WHAT IS REQUIRED. Print only the lines from the top of the data through the line with "71.5, 72.6, 72.6];", both included, skipping every picture.

----------------------------------------

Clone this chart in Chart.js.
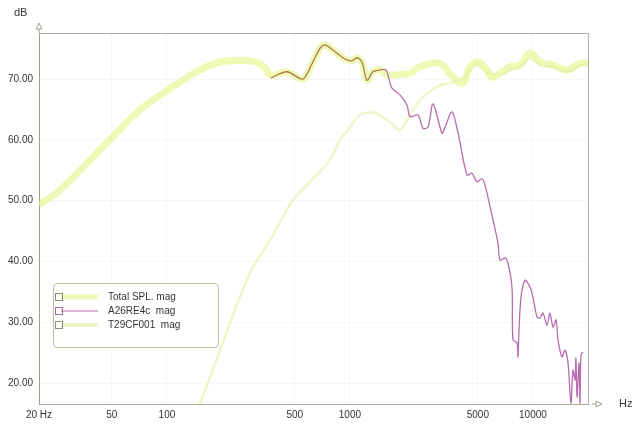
<!DOCTYPE html>
<html>
<head>
<meta charset="utf-8">
<script src="https://cdn.jsdelivr.net/npm/chart.js@4/dist/chart.umd.min.js"></script>
<style>
	body { margin: 0; background: #fff; }
	canvas { display: block; }
</style>
</head>
<body>
<canvas id="spl-chart" width="640" height="425"></canvas>
<script>
const xTicks = [20, 50, 100, 500, 1000, 5000, 10000];
const xTickLabels = ["20 Hz", "50", "100", "500", "1000", "5000", "10000"];
const yTicks = [20, 30, 40, 50, 60, 70];

const seriesNames = ["Total SPL. mag", "A26RE4c  mag", "T29CF001  mag"];

const totalFreq = [20, 26, 43, 71, 111, 152, 195, 251, 306, 340, 370, 453, 554, 622, 688, 731, 829, 940, 1026, 1094, 1164, 1240, 1336, 1460, 1574, 1878, 2130, 2416, 3108, 3658, 4148, 4532, 5012, 5616, 5972, 6780, 7500, 8500, 9640, 10940, 12880, 15360, 18070, 20000];
const totalDb = [49.3, 51.7, 58.3, 64.9, 69.0, 71.5, 72.8, 73.1, 72.8, 72.0, 70.6, 71.2, 70.0, 72.6, 75.1, 75.6, 74.5, 73.3, 73.0, 73.5, 72.8, 69.8, 71.2, 71.5, 70.7, 70.7, 71.0, 72.0, 72.6, 70.3, 69.3, 72.0, 72.8, 71.5, 70.3, 71.2, 72.0, 72.3, 74.3, 72.8, 72.3, 71.5, 72.6, 72.6];

const wooferFreq = [370, 453, 554, 622, 688, 731, 829, 940, 1026, 1094, 1164, 1240, 1336, 1460, 1574, 1698, 1878, 2052, 2130, 2356, 2508, 2672, 2846, 3186, 3310, 3614, 3900, 4366, 4648, 4946, 5270, 5470, 5972, 6442, 6608, 7034, 7310, 7690, 7780, 8186, 8280, 8396, 8610, 9058, 9640, 10006, 10520, 10940, 11350, 11940, 12390, 12880, 13370, 13710, 14420, 14960, 15550, 16140, 16560, 16980, 17180, 17420, 17870, 18070, 18320, 18790];
const wooferDb = [70.2, 71.2, 70.0, 72.6, 75.1, 75.6, 74.5, 73.3, 73.0, 73.5, 72.8, 69.8, 71.2, 71.5, 71.5, 68.5, 67.4, 65.7, 63.8, 64.1, 61.9, 62.1, 65.9, 61.1, 62.1, 64.6, 61.1, 54.2, 54.5, 53.1, 53.6, 52.6, 47.6, 43.0, 40.2, 40.6, 39.7, 35.6, 27.1, 26.6, 24.3, 28.7, 34.1, 36.9, 35.8, 34.1, 30.9, 30.7, 31.5, 29.5, 31.5, 29.2, 30.4, 27.1, 24.3, 25.4, 23.3, 16.7, 22.1, 20.5, 24.1, 17.7, 23.3, 16.7, 24.6, 25.1];

const tweeterFreq = [140, 195, 284, 366, 431, 488, 605, 778, 883, 1002, 1136, 1370, 1656, 1878, 2130, 2416, 2992, 3658, 4256, 4532, 5012, 5616, 6780, 7500, 8500, 9640, 10940, 12880, 15360, 18070, 20000];
const tweeterDb = [13.7, 25.4, 38.1, 43.5, 47.3, 50.1, 53.1, 56.7, 60.0, 62.1, 64.1, 64.4, 62.9, 61.6, 64.1, 66.5, 68.7, 69.5, 70.3, 71.5, 72.3, 71.0, 70.8, 71.5, 72.0, 73.5, 72.3, 72.0, 71.2, 72.2, 72.3];

const FONT = "'Liberation Sans', Arial, sans-serif";
const TOTAL_COLOR = "rgba(226, 242, 120, 0.55)";
const WOOFER_COLOR = "#b86caf";
const WOOFER_OVERLAP = "#ad7a52";
const TWEETER_COLOR = "rgba(230, 238, 165, 0.6)";

function toPoints(freqs, values) {
	return freqs.map((f, i) => ({ x: f, y: values[i] }));
}

const decorations = {
	id: "decorations",
	afterDraw(chart) {
		const { ctx, chartArea } = chart;
		const { left, right, top, bottom } = chartArea;
		ctx.save();

		// top and right frame
		ctx.strokeStyle = "#b0b0a8";
		ctx.lineWidth = 1;
		ctx.beginPath();
		ctx.moveTo(left, top + 0.5);
		ctx.lineTo(right + 0.5, top + 0.5);
		ctx.lineTo(right + 0.5, bottom);
		ctx.stroke();

		// axis arrows
		ctx.strokeStyle = "#a0a088";
		ctx.beginPath();
		ctx.moveTo(left - 3, top - 4);
		ctx.lineTo(left, top - 10);
		ctx.lineTo(left + 3, top - 4);
		ctx.closePath();
		ctx.moveTo(left, top - 4);
		ctx.lineTo(left, top);
		ctx.stroke();
		ctx.beginPath();
		ctx.moveTo(right + 4, bottom);
		ctx.lineTo(right + 8, bottom);
		ctx.moveTo(right + 8, bottom - 3);
		ctx.lineTo(right + 14, bottom);
		ctx.lineTo(right + 8, bottom + 3);
		ctx.closePath();
		ctx.stroke();

		// unit labels
		ctx.fillStyle = "#333";
		ctx.font = "11px " + FONT;
		ctx.textBaseline = "middle";
		ctx.textAlign = "left";
		ctx.fillText("dB", 14, 13);
		ctx.fillText("Hz", 619, bottom);

		// legend
		const box = { x: 53, y: 283, w: 165, h: 64 };
		ctx.fillStyle = "#fff";
		ctx.strokeStyle = "#bcbc98";
		ctx.beginPath();
		ctx.roundRect(box.x + 0.5, box.y + 0.5, box.w, box.h, 4);
		ctx.fill();
		ctx.stroke();

		const rows = [297, 311, 325];
		chart.data.datasets.forEach((ds, i) => {
			const y = rows[i];
			ctx.strokeStyle = ds.legendLine;
			ctx.lineWidth = ds.legendWidth;
			ctx.beginPath();
			ctx.moveTo(61, y);
			ctx.lineTo(98, y);
			ctx.stroke();
			ctx.lineWidth = 1;
			ctx.strokeStyle = i === 1 ? "#9a6aa0" : "#8f8a80";
			ctx.strokeRect(55.5, y - 3.5, 7, 7);
			ctx.fillStyle = "#333";
			ctx.font = "10px " + FONT;
			ctx.fillText(ds.label, 108, y);
		});
		ctx.restore();
	},
};

new Chart(document.getElementById("spl-chart"), {
	type: "line",
	data: {
		datasets: [
			{
				label: seriesNames[0],
				data: toPoints(totalFreq, totalDb),
				borderColor: TOTAL_COLOR,
				borderWidth: 7,
				tension: 0.35,
				order: 2,
				legendLine: TOTAL_COLOR,
				legendWidth: 5,
			},
			{
				label: seriesNames[1],
				data: toPoints(wooferFreq, wooferDb),
				borderColor: WOOFER_COLOR,
				borderWidth: 1.3,
				tension: 0.3,
				order: 0,
				segment: {
					borderColor: (c) => (c.p0.parsed.x < 1560 ? WOOFER_OVERLAP : WOOFER_COLOR),
				},
				legendLine: WOOFER_COLOR,
				legendWidth: 1,
			},
			{
				label: seriesNames[2],
				data: toPoints(tweeterFreq, tweeterDb),
				borderColor: TWEETER_COLOR,
				borderWidth: 2.5,
				tension: 0.35,
				order: 1,
				legendLine: TWEETER_COLOR,
				legendWidth: 4,
			},
		],
	},
	options: {
		responsive: false,
		animation: false,
		events: [],
		elements: { point: { radius: 0 } },
		layout: { padding: { top: 33, right: 52, left: 0, bottom: 0 } },
		plugins: {
			legend: { display: false },
			tooltip: { enabled: false },
		},
		scales: {
			x: {
				type: "logarithmic",
				min: 20,
				max: 20000,
				afterBuildTicks: (scale) => {
					scale.ticks = xTicks.map((v) => ({ value: v }));
				},
				afterFit: (scale) => {
					scale.height = 21;
				},
				ticks: {
					autoSkip: false,
					maxRotation: 0,
					padding: 5,
					color: "#333",
					font: { family: FONT, size: 10 },
					callback: (v) => xTickLabels[xTicks.indexOf(v)],
				},
				grid: { color: "rgba(0,0,0,0.03)", drawTicks: false },
				border: { color: "#a8a894" },
			},
			y: {
				min: 16.55,
				max: 77.57,
				afterBuildTicks: (scale) => {
					scale.ticks = yTicks.map((v) => ({ value: v }));
				},
				afterFit: (scale) => {
					scale.width = 39;
				},
				ticks: {
					padding: 6,
					color: "#333",
					font: { family: FONT, size: 10 },
					callback: (v) => Number(v).toFixed(2),
				},
				grid: { color: "rgba(0,0,0,0.03)", drawTicks: false },
				border: { color: "#a0a080" },
			},
		},
	},
	plugins: [decorations],
});
</script>
</body>
</html>
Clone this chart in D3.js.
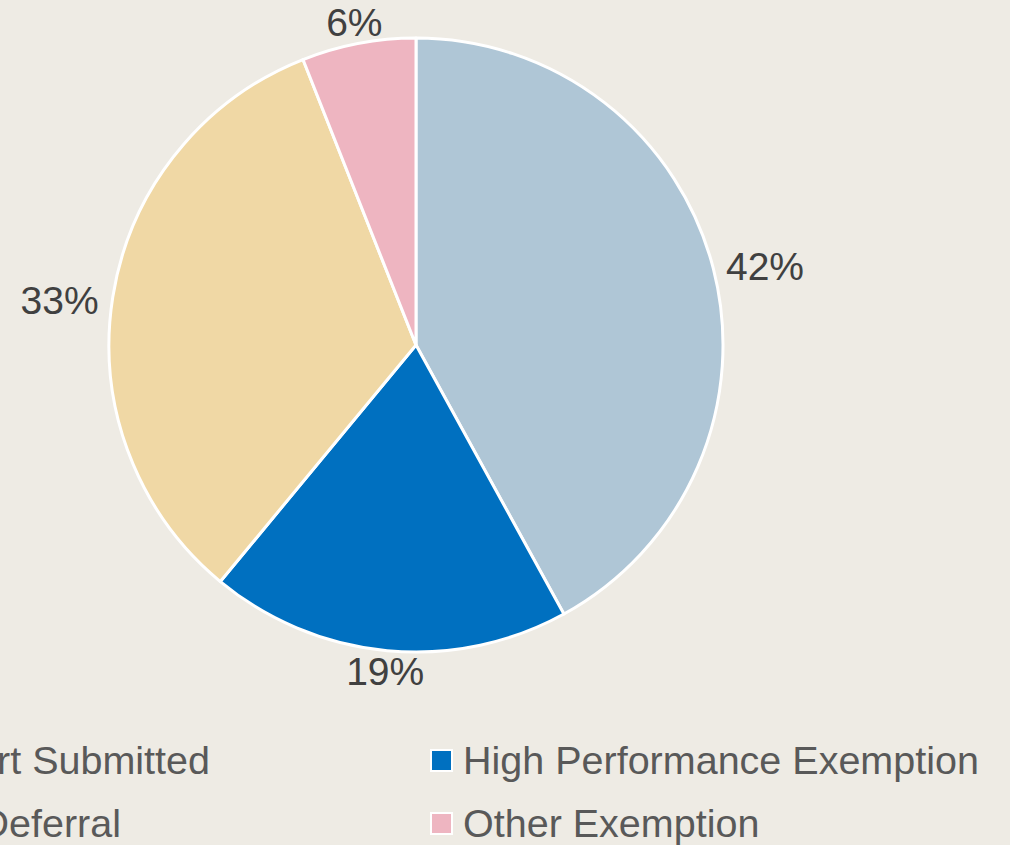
<!DOCTYPE html>
<html><head><meta charset="utf-8">
<script src="https://cdn.jsdelivr.net/npm/d3@7"></script>
<style>html,body{margin:0;padding:0;background:#EEEBE4;overflow:hidden}</style>
</head><body>
<svg id="c" width="1010" height="845"></svg>
<script>
const categories = ["Report Submitted", "High Performance Exemption", "Deferral", "Other Exemption"];
const values = [42, 19, 33, 6];
const labels = ["42%", "19%", "33%", "6%"];
const colors = ["#AFC6D6", "#0070C0", "#F0D8A5", "#EEB5C1"];

const svg = d3.select("#c");
svg.append("rect").attr("width",1010).attr("height",845).attr("fill","#EEEBE4");
const cx = 416, cy = 345, r = 307;
const g = svg.append("g").attr("transform", `translate(${cx},${cy})`);
const pie = d3.pie().sort(null).value(d => d)(values);
const arc = d3.arc().innerRadius(0).outerRadius(r);
g.selectAll("path").data(pie).enter().append("path")
  .attr("d", arc).attr("fill", (d,i) => colors[i])
  .attr("stroke", "#fff").attr("stroke-width", 3).attr("stroke-linejoin","round");

const font = "'Liberation Sans', Arial, sans-serif";
g.selectAll("text.lbl").data(pie).enter().append("text")
  .attr("class","lbl")
  .attr("font-family", font).attr("font-size", 39).attr("fill", "#404040")
  .attr("text-anchor","middle").attr("dominant-baseline","central")
  .text((d,i) => labels[i])
  .each(function(d){
    const a = (d.startAngle + d.endAngle)/2;
    const bb = this.getBBox();
    const s = Math.sin(a), c = -Math.cos(a);
    const off = r + 15 + Math.abs(s)*bb.width/2 + Math.abs(c)*2;
    d3.select(this).attr("x", s*off).attr("y", c*off + 12*s*s);
  });

// legend
const leg = svg.append("g");
const rowsY = [760, 823];
categories.forEach((name, i) => {
  const col = i % 2, row = Math.floor(i/2);
  const y = rowsY[row];
  if (col === 1) {
    leg.append("rect").attr("x", 431).attr("y", y-10).attr("width", 21).attr("height", 21)
      .attr("fill", colors[i]).attr("stroke","#fff").attr("stroke-width",2);
    leg.append("text").attr("x", 463).attr("y", y).attr("dominant-baseline","central")
      .attr("font-family", font).attr("font-size", 39.5).attr("fill","#595959").text(name);
  } else {
    leg.append("text").attr("x", row === 0 ? 210 : 121).attr("y", y).attr("text-anchor","end")
      .attr("dominant-baseline","central")
      .attr("font-family", font).attr("font-size", 39.5).attr("fill","#595959").text(name);
  }
});
</script>
</body></html>
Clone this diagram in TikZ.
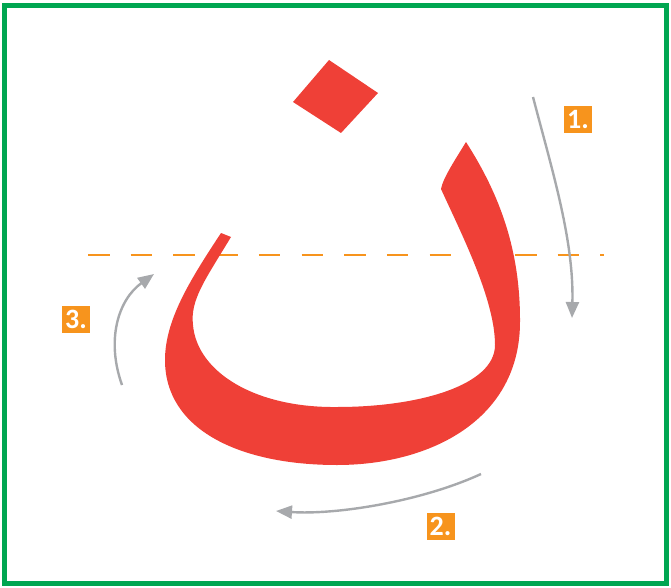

----------------------------------------

COMPLETED TASK.
Clone this chart in Chart.js.
<!DOCTYPE html>
<html>
<head>
<meta charset="utf-8">
<script src="https://cdn.jsdelivr.net/npm/chart.js@4/dist/chart.umd.min.js"></script>
<style>
	body { margin: 0; background: #fff; }
	canvas { display: block; }
</style>
</head>
<body>
<canvas id="spl-chart" width="640" height="425"></canvas>
<script>
const xTicks = [20, 50, 100, 500, 1000, 5000, 10000];
const xTickLabels = ["20 Hz", "50", "100", "500", "1000", "5000", "10000"];
const yTicks = [20, 30, 40, 50, 60, 70];

const seriesNames = ["Total SPL. mag", "A26RE4c  mag", "T29CF001  mag"];

const totalFreq = [20, 26, 43, 71, 111, 152, 195, 251, 306, 340, 370, 453, 554, 622, 688, 731, 829, 940, 1026, 1094, 1164, 1240, 1336, 1460, 1574, 1878, 2130, 2416, 3108, 3658, 4148, 4532, 5012, 5616, 5972, 6780, 7500, 8500, 9640, 10940, 12880, 15360, 18070, 20000];
const totalDb = [49.3, 51.7, 58.3, 64.9, 69.0, 71.5, 72.8, 73.1, 72.8, 72.0, 70.6, 71.2, 70.0, 72.6, 75.1, 75.6, 74.5, 73.3, 73.0, 73.5, 72.8, 69.8, 71.2, 71.5, 70.7, 70.7, 71.0, 72.0, 72.6, 70.3, 69.3, 72.0, 72.8, 71.5, 70.3, 71.2, 72.0, 72.3, 74.3, 72.8, 72.3, 71.5, 72.6, 72.6];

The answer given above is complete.